WHAT TO PRODUCE:
Return exactly, and only, the lines from the one holding "Reproduce this chart with Plotly." through the one holding "130, 140, 150]", both included; the pictures stay out.

RECORD EXTRACTS:
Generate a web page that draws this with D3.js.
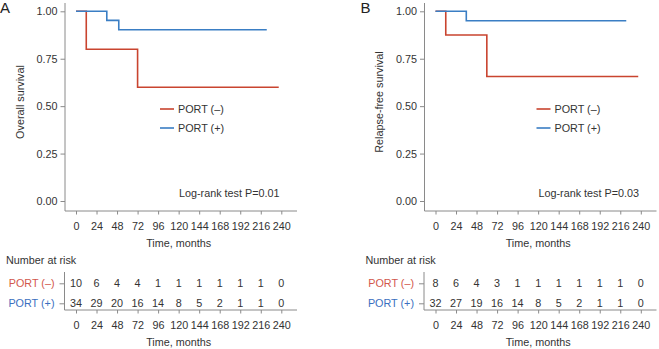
<!doctype html>
<html lang="en">
<head>
  <meta charset="utf-8">
  <title>Kaplan-Meier PORT</title>
  <script src="https://d3js.org/d3.v7.min.js"></script>
  <style>
    body { margin: 0; background: #fff; }
    text { font-family: "Liberation Sans", Arial, sans-serif; }
  </style>
</head>
<body>
  <div id="chart"></div>
  <script type="text/javascript">

    var width = 659, height = 349;

    // data
    var timeTicks = [0, 24, 48, 72, 96, 120, 144, 168, 192, 216, 240];
    var survTicks = [0, 0.25, 0.5, 0.75, 1];
    var groups = ['PORT (\u2013)', 'PORT (+)'];

    // panel A: overall survival, [month, survival]
    var osMinus = [[0, 1], [12, 0.8], [72, 0.6], [237, 0.6]];
    var osPlus = [[0, 1], [36, 0.952], [50, 0.903], [223, 0.903]];
    var osRiskMinus = [10, 6, 4, 4, 1, 1, 1, 1, 1, 1, 0];
    var osRiskPlus = [34, 29, 20, 16, 14, 8, 5, 2, 1, 1, 0];

    // panel B: relapse-free survival
    var rfsMinus = [[0, 1], [12, 0.875], [60, 0.656], [237, 0.656]];
    var rfsPlus = [[0, 1], [36, 0.95], [223, 0.95]];
    var rfsRiskMinus = [8, 6, 4, 3, 1, 1, 1, 1, 1, 1, 0];
    var rfsRiskPlus = [32, 27, 19, 16, 14, 8, 5, 2, 1, 1, 0];

    var red = '#c9442f', blue = '#3a7ec4';
    var redLabel = '#d2574c', blueLabel = '#3b6fc0';
    var axisColor = '#8a8a8a', textColor = '#333';
    var fs = 10.8;

    var svg = d3.select('#chart')
                .append('svg')
                .attr('width', width)
                .attr('height', height);

    function panel(dx, letter, ylabel, minus, plus, riskMinus, riskPlus, pText) {
      var g = svg.append('g').attr('transform', 'translate(' + dx + ',0)');

      var x = d3.scaleLinear().domain([0, 240]).range([76, 281.3]);
      var y = d3.scaleLinear().domain([0, 1]).range([201, 11.3]);

      // frame lines
      g.append('line').attr('x1', 65).attr('x2', 65).attr('y1', 3).attr('y2', 211)
        .attr('stroke', axisColor).attr('stroke-width', 1);
      g.append('line').attr('x1', 65).attr('x2', 297).attr('y1', 211).attr('y2', 211)
        .attr('stroke', axisColor).attr('stroke-width', 1);

      var yAxis = g.append('g').attr('transform', 'translate(65,0)')
        .call(d3.axisLeft(y).tickValues(survTicks).tickFormat(d3.format('.2f')).tickSize(4.5).tickPadding(3));
      var xAxis = g.append('g').attr('transform', 'translate(0,211)')
        .call(d3.axisBottom(x).tickValues(timeTicks).tickSize(3.5).tickPadding(8));
      [yAxis, xAxis].forEach(function(a) {
        a.select('.domain').remove();
        a.selectAll('line').attr('stroke', axisColor);
        a.selectAll('text').attr('font-size', fs).attr('font-family', null).attr('fill', textColor);
      });

      g.append('text').attr('x', (x(0) + x(240)) / 2).attr('y', 246.5)
        .attr('text-anchor', 'middle').attr('font-size', fs).attr('fill', textColor).text('Time, months');

      g.append('text').attr('x', 20).attr('y', 102).attr('font-size', fs).attr('fill', textColor)
        .attr('text-anchor', 'middle')
        .attr('transform', 'rotate(-90,20,102)').attr('dy', '0.35em').text(ylabel);

      g.append('text').attr('x', dx === 0 ? 0 : 1).attr('y', 13).attr('font-size', 15)
        .attr('fill', '#222').text(letter);

      var line = d3.line().x(function(d) { return x(d[0]); }).y(function(d) { return y(d[1]); })
                   .curve(d3.curveStepAfter);
      g.append('path').datum(minus).attr('d', line).attr('fill', 'none')
        .attr('stroke', red).attr('stroke-width', 1.6);
      g.append('path').datum(plus).attr('d', line).attr('fill', 'none')
        .attr('stroke', blue).attr('stroke-width', 1.6);

      // legend
      var legX = 160 + (dx === 0 ? 0 : 17);
      [[groups[0], red, 109], [groups[1], blue, 128]].forEach(function(l) {
        g.append('line').attr('x1', legX).attr('x2', legX + 14).attr('y1', l[2]).attr('y2', l[2])
          .attr('stroke', l[1]).attr('stroke-width', 1.6);
        g.append('text').attr('x', legX + 18).attr('y', l[2]).attr('dy', '0.35em')
          .attr('font-size', fs).attr('fill', textColor).text(l[0]);
      });

      g.append('text').attr('x', 279.5).attr('y', 193).attr('dy', '0.35em')
        .attr('text-anchor', 'end').attr('font-size', fs).attr('fill', textColor).text(pText);

      // number at risk table
      g.append('text').attr('x', 6).attr('y', 260).attr('dy', '0.35em')
        .attr('font-size', fs).attr('fill', textColor).text('Number at risk');

      var r = d3.scalePoint().domain(groups).range([283.3, 303.3]);
      g.append('line').attr('x1', 64.5).attr('x2', 64.5).attr('y1', 272).attr('y2', 310)
        .attr('stroke', axisColor);
      g.append('line').attr('x1', 64.5).attr('x2', 297).attr('y1', 310).attr('y2', 310)
        .attr('stroke', axisColor);
      var rAxis = g.append('g').attr('transform', 'translate(64.5,0)')
        .call(d3.axisLeft(r).tickSize(5).tickPadding(5));
      var tAxis = g.append('g').attr('transform', 'translate(0,310)')
        .call(d3.axisBottom(x).tickValues(timeTicks).tickSize(3.5).tickPadding(8));
      [rAxis, tAxis].forEach(function(a) {
        a.select('.domain').remove();
        a.selectAll('line').attr('stroke', axisColor);
        a.selectAll('text').attr('font-size', fs).attr('font-family', null).attr('fill', textColor);
      });
      rAxis.selectAll('text').attr('fill', function(d, i) { return i === 0 ? redLabel : blueLabel; });

      g.append('text').attr('x', (x(0) + x(240)) / 2).attr('y', 346)
        .attr('text-anchor', 'middle').attr('font-size', fs).attr('fill', textColor).text('Time, months');

      // numbers at risk under each time tick
      [riskMinus, riskPlus].forEach(function(row, k) {
        g.selectAll('.risk' + k).data(row).enter().append('text')
          .attr('class', 'risk' + k)
          .attr('x', function(d, i) { return x(timeTicks[i]); })
          .attr('y', r(groups[k])).attr('dy', '0.35em')
          .attr('text-anchor', 'middle').attr('font-size', fs).attr('fill', textColor)
          .text(function(d) { return d; });
      });
    }

    panel(0, 'A', 'Overall survival', osMinus, osPlus, osRiskMinus, osRiskPlus, 'Log-rank test P=0.01');
    panel(359.5, 'B', 'Relapse-free survival', rfsMinus, rfsPlus, rfsRiskMinus, rfsRiskPlus, 'Log-rank test P=0.03');

  </script>
</body>
</html>
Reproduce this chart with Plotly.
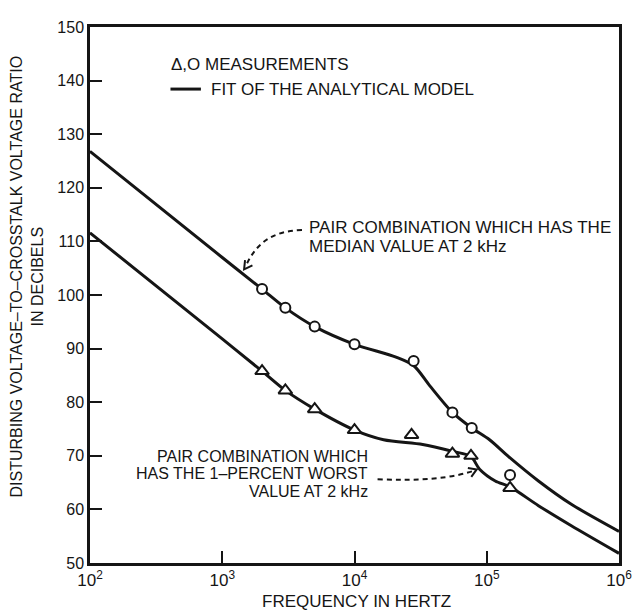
import plotly.graph_objects as go

# ---------------- data ----------------
circle_freq = [2000, 3000, 5000, 10000, 28000, 55000, 77000, 150000]
circle_db = [101.1, 97.6, 94.1, 90.8, 87.7, 78.1, 75.2, 66.4]

triangle_freq = [2000, 3000, 5000, 10000, 27000, 55000, 76000, 150000]
triangle_db = [85.8, 82.2, 78.7, 74.8, 73.9, 70.4, 70.0, 64.0]

fit_median_freq = [100, 1000, 2000, 3000, 5000, 10000, 20600, 28100, 37000,
                   55000, 77000, 105000, 147000, 246000, 433000, 1000000]
fit_median_db = [126.8, 107.0, 101.1, 97.6, 94.1, 90.8, 88.4, 86.8, 83.1,
                 78.1, 75.2, 73.0, 69.8, 65.3, 61.0, 55.9]

fit_worst_freq = [100, 1000, 2000, 3000, 5000, 10000, 16600, 32800, 55700,
                  75700, 88300, 116000, 150000, 246000, 433000, 1000000]
fit_worst_db = [111.6, 91.8, 85.8, 82.2, 78.7, 74.8, 73.0, 72.1, 70.8,
                69.9, 67.5, 65.3, 64.2, 60.7, 57.0, 51.8]

x_tick_vals = [1e2, 1e3, 1e4, 1e5, 1e6]
x_tick_text = ["10<sup>2</sup>", "10<sup>3</sup>", "10<sup>4</sup>",
               "10<sup>5</sup>", "10<sup>6</sup>"]
y_tick_vals = [50, 60, 70, 80, 90, 100, 110, 120, 130, 140, 150]

# ---------------- layout geometry ----------------
# the page places the figure 8px in from the top-left corner
OFF = 8
W, H = 643 - OFF, 613 - OFF
L, R, T, B = 90 - OFF, 14, 19 - OFF, 50
PW, PH = W - L - R, H - T - B
FONT = "Liberation Sans, Arial, Helvetica, sans-serif"
INK = "#151515"


def px(x):
    """screen x (reference pixels) -> paper x"""
    return (x - OFF - L) / PW


def py(y):
    """screen y (reference pixels) -> paper y"""
    return (H - B - (y - OFF)) / PH


fig = go.Figure()

fig.add_trace(go.Scatter(x=fit_median_freq, y=fit_median_db, mode="lines",
                         line=dict(color=INK, width=3, shape="spline", smoothing=0.8),
                         showlegend=False, hoverinfo="skip"))
fig.add_trace(go.Scatter(x=fit_worst_freq, y=fit_worst_db, mode="lines",
                         line=dict(color=INK, width=3, shape="spline", smoothing=0.8),
                         showlegend=False, hoverinfo="skip"))
fig.add_trace(go.Scatter(x=circle_freq, y=circle_db, mode="markers",
                         marker=dict(symbol="circle", size=10, color="white",
                                     line=dict(color=INK, width=2)),
                         showlegend=False))
fig.add_trace(go.Scatter(x=triangle_freq, y=triangle_db, mode="markers",
                         marker=dict(symbol="triangle-up", size=12, color="white",
                                     line=dict(color=INK, width=2)),
                         showlegend=False))

annotations = []
shapes = []


def text(s, x, y, xanchor="left", size=16):
    annotations.append(dict(text=s, x=px(x), y=py(y), xref="paper", yref="paper",
                            xanchor=xanchor, yanchor="middle", showarrow=False,
                            font=dict(family=FONT, size=size, color=INK)))


# legend
text("Δ,O MEASUREMENTS", 171, 57, size=17)
shapes.append(dict(type="line", xref="paper", yref="paper",
                   x0=px(172), x1=px(203), y0=py(82), y1=py(82),
                   line=dict(color=INK, width=3)))
text("FIT OF THE ANALYTICAL MODEL", 211, 82, size=17)

# upper callout
text("PAIR COMBINATION WHICH HAS THE", 311, 222, size=17)
text("MEDIAN VALUE AT 2 kHz", 311, 242, size=17)
shapes.append(dict(type="path", xref="paper", yref="paper",
                   path=f"M {px(306)},{py(225)} C {px(272)},{py(226)} {px(258)},{py(242)} {px(249)},{py(261)}",
                   line=dict(color=INK, width=2, dash="5px,4px")))
shapes.append(dict(type="path", xref="paper", yref="paper",
                   path=f"M {px(255.5)},{py(261)} L {px(247)},{py(265)} L {px(248)},{py(255.5)}",
                   line=dict(color=INK, width=2)))

# lower callout
text("PAIR COMBINATION WHICH", 375, 455, xanchor="right")
text("HAS THE 1–PERCENT WORST", 375, 472, xanchor="right")
text("VALUE AT 2 kHz", 375, 490, xanchor="right")
shapes.append(dict(type="path", xref="paper", yref="paper",
                   path=f"M {px(383)},{py(478)} C {px(425)},{py(480)} {px(460)},{py(477)} {px(482)},{py(469)}",
                   line=dict(color=INK, width=2, dash="5px,4px")))
shapes.append(dict(type="path", xref="paper", yref="paper",
                   path=f"M {px(475)},{py(466.5)} L {px(484)},{py(468)} L {px(478.5)},{py(475.5)}",
                   line=dict(color=INK, width=2)))

# axis titles
annotations.append(dict(text="DISTURBING VOLTAGE–TO–CROSSTALK VOLTAGE RATIO<br>IN DECIBELS",
                        x=px(26), y=py(272), xref="paper", yref="paper",
                        xanchor="center", yanchor="middle", showarrow=False, textangle=-90,
                        font=dict(family=FONT, size=16, color=INK)))
annotations.append(dict(text="FREQUENCY IN HERTZ", x=px(362), y=py(602),
                        xref="paper", yref="paper", xanchor="center", yanchor="middle",
                        showarrow=False, font=dict(family=FONT, size=17, color=INK)))

fig.update_layout(
    width=W, height=H,
    margin=dict(l=L, r=R, t=T, b=B, pad=0),
    paper_bgcolor="white", plot_bgcolor="white",
    font=dict(family=FONT, size=16, color=INK),
    showlegend=False,
    annotations=annotations,
    shapes=shapes,
    xaxis=dict(type="log", range=[2, 6], tickvals=x_tick_vals, ticktext=x_tick_text,
               ticks="inside", ticklen=12, tickwidth=2, tickcolor=INK,
               showline=True, linewidth=2.5, linecolor=INK, mirror=True,
               showgrid=False, zeroline=False, tickfont=dict(size=17)),
    yaxis=dict(range=[50, 150], tickvals=y_tick_vals,
               ticks="inside", ticklen=12, tickwidth=2, tickcolor=INK,
               showline=True, linewidth=2.5, linecolor=INK, mirror=True,
               showgrid=False, zeroline=False, tickfont=dict(size=16)),
)

fig.write_html("out.html")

RESULT OF THE TASK:
Reproduce this chart with Plotly.
import plotly.graph_objects as go

# ---------------- data ----------------
circle_freq = [2000, 3000, 5000, 10000, 28000, 55000, 77000, 150000]
circle_db = [101.1, 97.6, 94.1, 90.8, 87.7, 78.1, 75.2, 66.4]

triangle_freq = [2000, 3000, 5000, 10000, 27000, 55000, 76000, 150000]
triangle_db = [85.8, 82.2, 78.7, 74.8, 73.9, 70.4, 70.0, 64.0]

fit_median_freq = [100, 1000, 2000, 3000, 5000, 10000, 20600, 28100, 37000,
                   55000, 77000, 105000, 147000, 246000, 433000, 1000000]
fit_median_db = [126.8, 107.0, 101.1, 97.6, 94.1, 90.8, 88.4, 86.8, 83.1,
                 78.1, 75.2, 73.0, 69.8, 65.3, 61.0, 55.9]

fit_worst_freq = [100, 1000, 2000, 3000, 5000, 10000, 16600, 32800, 55700,
                  75700, 88300, 116000, 150000, 246000, 433000, 1000000]
fit_worst_db = [111.6, 91.8, 85.8, 82.2, 78.7, 74.8, 73.0, 72.1, 70.8,
                69.9, 67.5, 65.3, 64.2, 60.7, 57.0, 51.8]

x_tick_vals = [1e2, 1e3, 1e4, 1e5, 1e6]
x_tick_text = ["10<sup>2</sup>", "10<sup>3</sup>", "10<sup>4</sup>",
               "10<sup>5</sup>", "10<sup>6</sup>"]
y_tick_vals = [50, 60, 70, 80, 90, 100, 110, 120, 130, 140, 150]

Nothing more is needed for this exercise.